PROBLEM STATEMENT: Repeat the data that follows, word for word, without the images.

— BEGIN SOURCE EXCERPT —

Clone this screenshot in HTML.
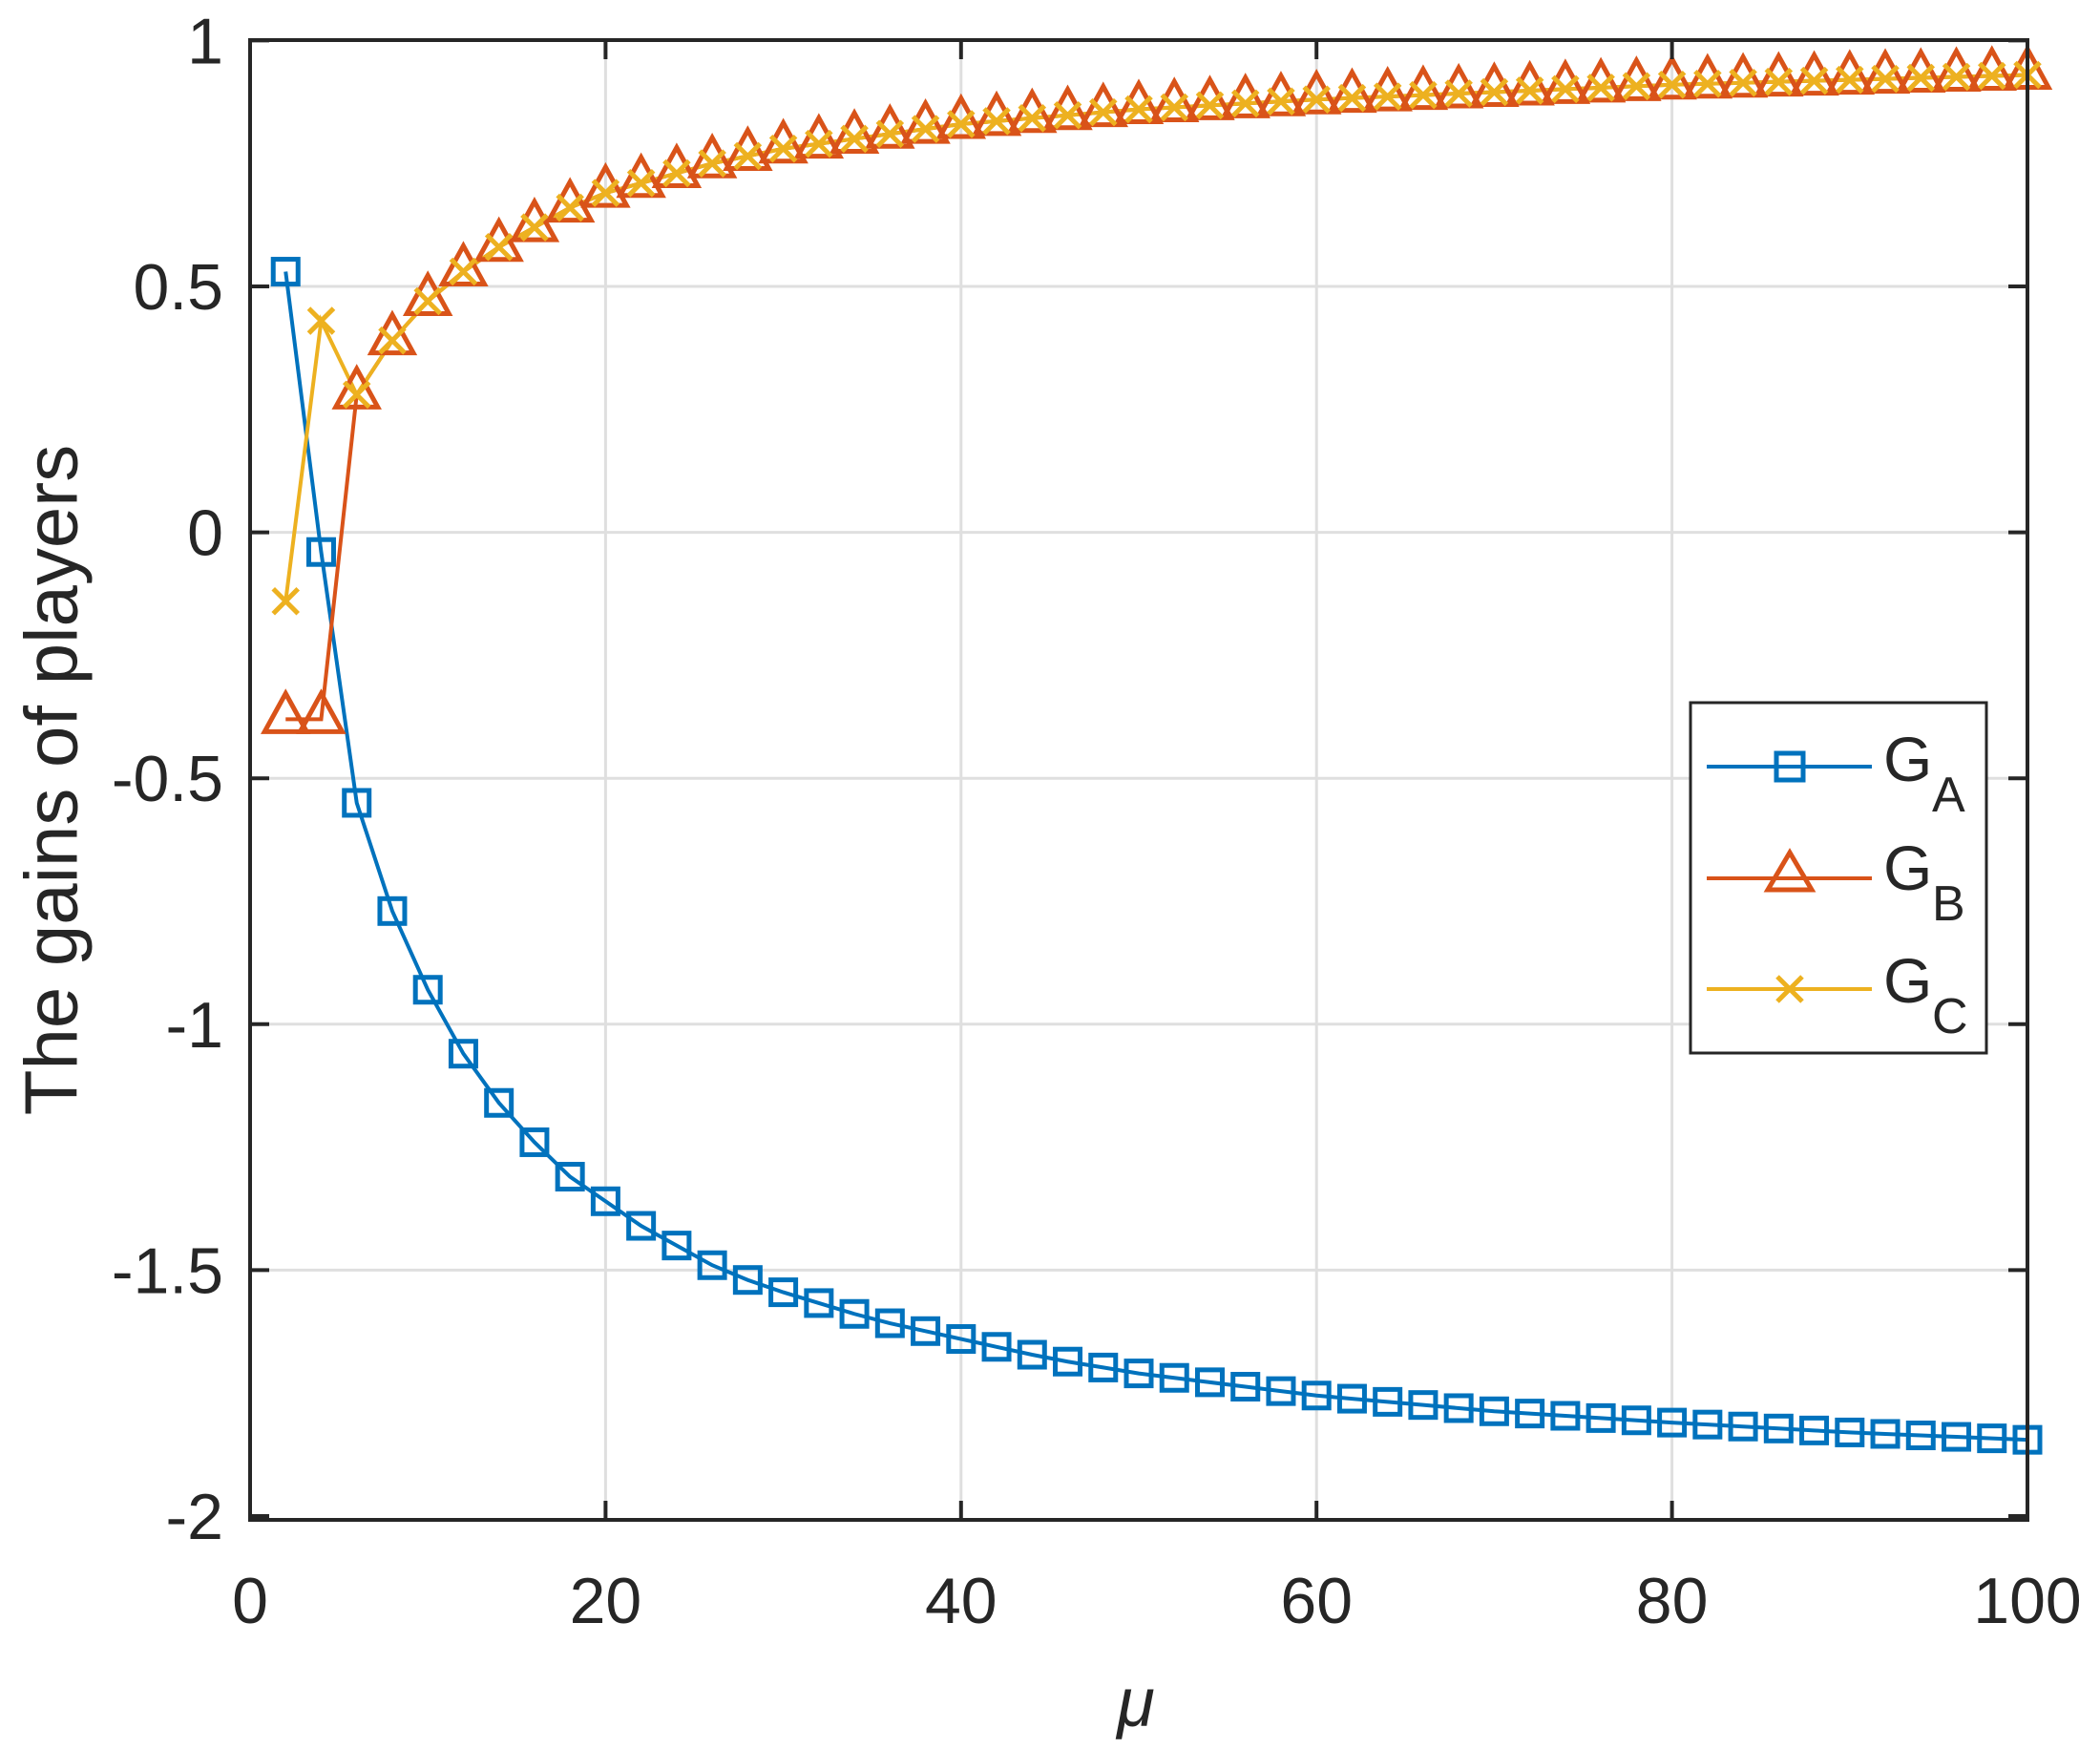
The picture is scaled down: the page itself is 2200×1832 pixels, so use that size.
<!DOCTYPE html>
<html><head><meta charset="utf-8"><style>
html,body{margin:0;padding:0;background:#fff;}
svg{display:block;}
text{font-family:"Liberation Sans",sans-serif;fill:#262626;}
</style></head><body>
<svg id="s" width="2200" height="1832" xmlns="http://www.w3.org/2000/svg">
<rect width="2200" height="1832" fill="#fff"/>
<g id="grid" stroke="#dfdfdf" stroke-width="3"></g>
<g id="data"></g>
<rect x="262" y="42" width="1862" height="1550" fill="none" stroke="#262626" stroke-width="4"/>
<g id="ticks" stroke="#262626" stroke-width="4"></g>
<g id="labels" font-size="68"></g>
<text x="60" y="817" font-size="78" text-anchor="middle" transform="rotate(-90 60 817)" dominant-baseline="middle">The gains of players</text>
<text x="1190" y="1808" font-size="72" font-style="italic" text-anchor="middle" font-family="Liberation Serif, serif">μ</text>
<g id="legend">
<rect x="1771" y="736" width="310" height="367" fill="#fff" stroke="#262626" stroke-width="3"/>
<line x1="1788" y1="803" x2="1961" y2="803" stroke="#0072bd" stroke-width="4"/>
<rect x="1861" y="789" width="28" height="28" fill="none" stroke="#0072bd" stroke-width="5"/>
<line x1="1788" y1="920" x2="1961" y2="920" stroke="#d95319" stroke-width="4"/>
<polygon points="1875,893 1898,932 1852,932" fill="none" stroke="#d95319" stroke-width="5"/>
<line x1="1788" y1="1036" x2="1961" y2="1036" stroke="#edb120" stroke-width="4"/>
<path d="M1862,1023 L1888,1049 M1888,1023 L1862,1049" stroke="#edb120" stroke-width="5"/>
<text x="1973" y="818" font-size="66" fill="#000">G</text><text x="2024" y="850" font-size="52" fill="#000">A</text>
<text x="1973" y="932" font-size="66" fill="#000">G</text><text x="2024" y="964" font-size="52" fill="#000">B</text>
<text x="1973" y="1050" font-size="66" fill="#000">G</text><text x="2024" y="1082" font-size="52" fill="#000">C</text>
</g>
</svg>
<script>
const NS="http://www.w3.org/2000/svg";
const X=m=>262+m*18.62, Y=v=>557.6-v*515.2;
function el(p,t,a){const e=document.createElementNS(NS,t);for(const k in a)e.setAttribute(k,a[k]);p.appendChild(e);return e;}
const grid=document.getElementById('grid'),ticks=document.getElementById('ticks'),lab=document.getElementById('labels');
for(let m=0;m<=100;m+=20){const x=X(m);
 if(m>0&&m<100)el(grid,'line',{x1:x,y1:42,x2:x,y2:1592});
 el(ticks,'line',{x1:x,y1:1592,x2:x,y2:1572});el(ticks,'line',{x1:x,y1:42,x2:x,y2:62});
 const t=el(lab,'text',{x:x,y:1700,'text-anchor':'middle'});t.textContent=m;}
for(let v=-2;v<=1;v+=0.5){const y=Y(v);
 if(v>-2&&v<1)el(grid,'line',{x1:262,y1:y,x2:2124,y2:y});
 el(ticks,'line',{x1:262,y1:y,x2:282,y2:y});el(ticks,'line',{x1:2124,y1:y,x2:2104,y2:y});
 const t=el(lab,'text',{x:234,y:y+24,'text-anchor':'end'});t.textContent=String(v);}
function interp(pts){const ks=Object.keys(pts).map(Number).sort((a,b)=>a-b);const out=[];
 for(let m=2;m<=100;m+=2){let v;if(pts[m]!==undefined)v=pts[m];else{let i=0;while(ks[i+1]<m)i++;const a=ks[i],b=ks[i+1];v=pts[a]+(pts[b]-pts[a])*(m-a)/(b-a);}out.push([m,v]);}return out;}
const A=interp({2:0.53,4:-0.04,6:-0.55,8:-0.77,10:-0.93,12:-1.06,14:-1.16,16:-1.24,18:-1.31,20:-1.36,22:-1.41,24:-1.45,26:-1.49,28:-1.52,30:-1.545,35:-1.6,40:-1.64,45:-1.68,50:-1.71,60:-1.755,70:-1.787,80:-1.81,90:-1.83,100:-1.845});
const Bp={2:-0.38,4:-0.38,6:0.28,8:0.39,10:0.47,12:0.53,14:0.58,16:0.62,18:0.66,20:0.69,22:0.71,24:0.73,26:0.75,28:0.765,30:0.78,35:0.805,40:0.83,50:0.86,60:0.88,70:0.895,80:0.91,90:0.92,100:0.93};
const B=interp(Bp);const Cp=Object.assign({},Bp,{2:-0.14,4:0.43,6:0.28});const C=interp(Cp);
const d=document.getElementById('data');
function line(s,c){el(d,'polyline',{points:s.map(p=>X(p[0])+','+Y(p[1])).join(' '),fill:'none',stroke:c,'stroke-width':4});}
line(A,'#0072bd');line(B,'#d95319');line(C,'#edb120');
A.forEach(p=>el(d,'rect',{x:X(p[0])-13,y:Y(p[1])-13,width:26,height:26,fill:'none',stroke:'#0072bd','stroke-width':5}));
B.forEach(p=>{const x=X(p[0]),y=Y(p[1]);el(d,'polygon',{points:`${x},${y-27} ${x+22},${y+13} ${x-22},${y+13}`,fill:'none',stroke:'#d95319','stroke-width':5});});
C.forEach(p=>{const x=X(p[0]),y=Y(p[1]);el(d,'path',{d:`M${x-13},${y-13}L${x+13},${y+13}M${x+13},${y-13}L${x-13},${y+13}`,stroke:'#edb120','stroke-width':5});});
</script>
</body></html>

— END SOURCE EXCERPT —

TASK OUTPUT:
Clone this screenshot in HTML.
The picture is scaled down: the page itself is 2200×1832 pixels, so use that size.
<!DOCTYPE html>
<html><head><meta charset="utf-8"><style>
html,body{margin:0;padding:0;background:#fff;}
svg{display:block;}
text{font-family:"Liberation Sans",sans-serif;fill:#262626;}
</style></head><body>
<svg id="s" width="2200" height="1832" xmlns="http://www.w3.org/2000/svg">
<rect width="2200" height="1832" fill="#fff"/>
<g id="grid" stroke="#dfdfdf" stroke-width="3"></g>
<g id="data"></g>
<rect x="262" y="42" width="1862" height="1550" fill="none" stroke="#262626" stroke-width="4"/>
<g id="ticks" stroke="#262626" stroke-width="4"></g>
<g id="labels" font-size="68"></g>
<text x="60" y="817" font-size="78" text-anchor="middle" transform="rotate(-90 60 817)" dominant-baseline="middle">The gains of players</text>
<text x="1190" y="1808" font-size="72" font-style="italic" text-anchor="middle" font-family="Liberation Serif, serif">μ</text>
<g id="legend">
<rect x="1771" y="736" width="310" height="367" fill="#fff" stroke="#262626" stroke-width="3"/>
<line x1="1788" y1="803" x2="1961" y2="803" stroke="#0072bd" stroke-width="4"/>
<rect x="1861" y="789" width="28" height="28" fill="none" stroke="#0072bd" stroke-width="5"/>
<line x1="1788" y1="920" x2="1961" y2="920" stroke="#d95319" stroke-width="4"/>
<polygon points="1875,893 1898,932 1852,932" fill="none" stroke="#d95319" stroke-width="5"/>
<line x1="1788" y1="1036" x2="1961" y2="1036" stroke="#edb120" stroke-width="4"/>
<path d="M1862,1023 L1888,1049 M1888,1023 L1862,1049" stroke="#edb120" stroke-width="5"/>
<text x="1973" y="818" font-size="66" fill="#000">G</text><text x="2024" y="850" font-size="52" fill="#000">A</text>
<text x="1973" y="932" font-size="66" fill="#000">G</text><text x="2024" y="964" font-size="52" fill="#000">B</text>
<text x="1973" y="1050" font-size="66" fill="#000">G</text><text x="2024" y="1082" font-size="52" fill="#000">C</text>
</g>
</svg>
<script>
const NS="http://www.w3.org/2000/svg";
const X=m=>262+m*18.62, Y=v=>557.6-v*515.2;
function el(p,t,a){const e=document.createElementNS(NS,t);for(const k in a)e.setAttribute(k,a[k]);p.appendChild(e);return e;}
const grid=document.getElementById('grid'),ticks=document.getElementById('ticks'),lab=document.getElementById('labels');
for(let m=0;m<=100;m+=20){const x=X(m);
 if(m>0&&m<100)el(grid,'line',{x1:x,y1:42,x2:x,y2:1592});
 el(ticks,'line',{x1:x,y1:1592,x2:x,y2:1572});el(ticks,'line',{x1:x,y1:42,x2:x,y2:62});
 const t=el(lab,'text',{x:x,y:1700,'text-anchor':'middle'});t.textContent=m;}
for(let v=-2;v<=1;v+=0.5){const y=Y(v);
 if(v>-2&&v<1)el(grid,'line',{x1:262,y1:y,x2:2124,y2:y});
 el(ticks,'line',{x1:262,y1:y,x2:282,y2:y});el(ticks,'line',{x1:2124,y1:y,x2:2104,y2:y});
 const t=el(lab,'text',{x:234,y:y+24,'text-anchor':'end'});t.textContent=String(v);}
function interp(pts){const ks=Object.keys(pts).map(Number).sort((a,b)=>a-b);const out=[];
 for(let m=2;m<=100;m+=2){let v;if(pts[m]!==undefined)v=pts[m];else{let i=0;while(ks[i+1]<m)i++;const a=ks[i],b=ks[i+1];v=pts[a]+(pts[b]-pts[a])*(m-a)/(b-a);}out.push([m,v]);}return out;}
const A=interp({2:0.53,4:-0.04,6:-0.55,8:-0.77,10:-0.93,12:-1.06,14:-1.16,16:-1.24,18:-1.31,20:-1.36,22:-1.41,24:-1.45,26:-1.49,28:-1.52,30:-1.545,35:-1.6,40:-1.64,45:-1.68,50:-1.71,60:-1.755,70:-1.787,80:-1.81,90:-1.83,100:-1.845});
const Bp={2:-0.38,4:-0.38,6:0.28,8:0.39,10:0.47,12:0.53,14:0.58,16:0.62,18:0.66,20:0.69,22:0.71,24:0.73,26:0.75,28:0.765,30:0.78,35:0.805,40:0.83,50:0.86,60:0.88,70:0.895,80:0.91,90:0.92,100:0.93};
const B=interp(Bp);const Cp=Object.assign({},Bp,{2:-0.14,4:0.43,6:0.28});const C=interp(Cp);
const d=document.getElementById('data');
function line(s,c){el(d,'polyline',{points:s.map(p=>X(p[0])+','+Y(p[1])).join(' '),fill:'none',stroke:c,'stroke-width':4});}
line(A,'#0072bd');line(B,'#d95319');line(C,'#edb120');
A.forEach(p=>el(d,'rect',{x:X(p[0])-13,y:Y(p[1])-13,width:26,height:26,fill:'none',stroke:'#0072bd','stroke-width':5}));
B.forEach(p=>{const x=X(p[0]),y=Y(p[1]);el(d,'polygon',{points:`${x},${y-27} ${x+22},${y+13} ${x-22},${y+13}`,fill:'none',stroke:'#d95319','stroke-width':5});});
C.forEach(p=>{const x=X(p[0]),y=Y(p[1]);el(d,'path',{d:`M${x-13},${y-13}L${x+13},${y+13}M${x+13},${y-13}L${x-13},${y+13}`,stroke:'#edb120','stroke-width':5});});
</script>
</body></html>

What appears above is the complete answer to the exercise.